Connecting with other cruisers during the trip was a game changer. One couple with the same boat as us (a Caliber 40), was shocked that we didn’t love our stay sail. For them it was their favorite sail – first up/last down.  We started trying our stay sail in different conditions and, WOW! The tiny bit more speed it gave us on long passages meant arriving a few hours earlier. And in gusty overpowering winds like ones we encountered coming out of the Cape Cod Canal, using the stay sail with a deeply reefed genoa took away much of the weather helm and heel while keeping our speed up. 

A cruiser we randomly met in the laundromat in Beaufort, NC told us about an online navigation aid (Bob 423) to avoid the many, many shallow spots from shoaling on the ICW. Most people run aground in the ICW, as we did TWICE on a previous trip while in the middle of the channel.  With “Bob” with us at the helm on this trip, we cruised through. “In Bob We Trust”.

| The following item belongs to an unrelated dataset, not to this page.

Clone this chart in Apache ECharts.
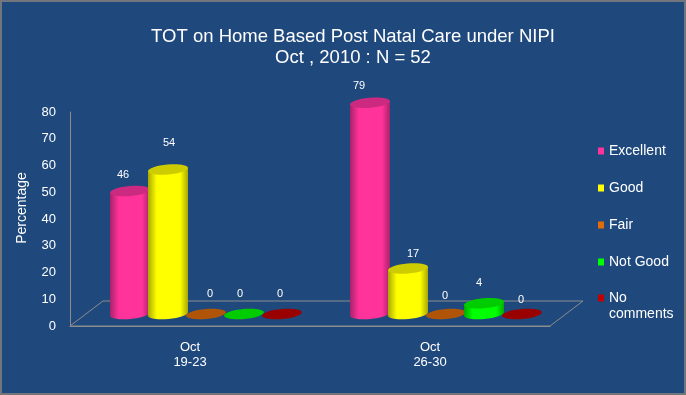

A few Facebook Groups were helpful. One related to the ICW alerted us to a stuck bridge way before the official Coast Guard announcement came out. Another in The Bahamas kept us posted on local happenings, like what day the fresh produce farm would be open each week.  With all social media, you do sometimes have to filter through the comments! There is just some wrong stuff out there. 

And of course, when heading offshore, it’s prudent to have a “float plan” just in case something goes wrong. Having a BWSC friend keep track of us for our offshore passages provided a great level of comfort. John Garner graciously “volunteered” to be our contact who we’d notify at the start and finish of our overnight passages (he usually knew we arrived before we let him know!). We tried non-sailing friends/family in the past, but they seem to worry too much or not enough! Using someone who understands sailing worked out a lot better for us.

Overall, we had a wonderful trip and will never forget the places we visited or people we met and helped us on our way.  In one season, we barely scratched the surface of the many different ways to get to The Bahamas, which includes long offshore passages, Salty Dog Rallys, staying in the ICW and/or short passages down the coast. And The Bahamas is such a huge cruising area, we saw only one small piece of it in one season.  

We ran from cold weather and emptying anchorages going south in the fall and eased into warming temperatures and slowly filling anchorages heading north in the spring. We have a surreal feeling that we’re at the end of our sailing season and should be getting the boat ready for storage when our sailing season in New England has just begun.  We hope to see our fellow BWSC sailor out there soon!